Betsy DeVos cannot march into a local school district and tell them what to teach. She cannot even take away the basic entitlement programs that fund education for the poor and disabled; those programs are written into law and can only be repealed by Congress. But what she can do is decide whether or not to fund programs that reach beyond the local districts’ abilities to provide for more than just a basic education such as magnet school programs and outreach to parents to become better first teachers. Her breathtaking lack of fundamental knowledge of how students are evaluated puts at risk programs that reach students who struggle in the classroom thanks to factors that have never been encountered by someone who has never walked into a public school.

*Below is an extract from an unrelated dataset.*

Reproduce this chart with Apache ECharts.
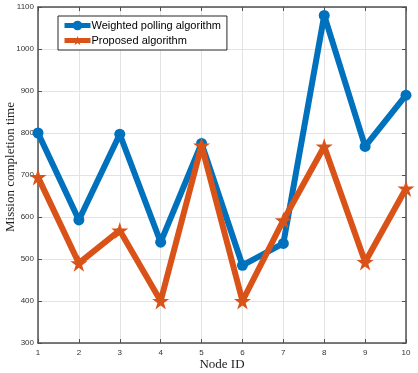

And for every public school system that is struggling — and there are many — there are public schools in every part of the country — rural, urban, suburban — that are shining examples of just how well public education works, and a good deal of it is thanks to programs funded by the federal government.
There are some fundamental elements of our democracy and capitalist system that should be left in the hands of public trust. Defense, infrastructure, law enforcement, and education come to mind, and not coincidentally, each one of those elements makes life not just better but possible. To defund public education and turn it over to venture capitalists is as ridiculous an idea as disbanding the armed forces and turning our national defense over to Blackwater.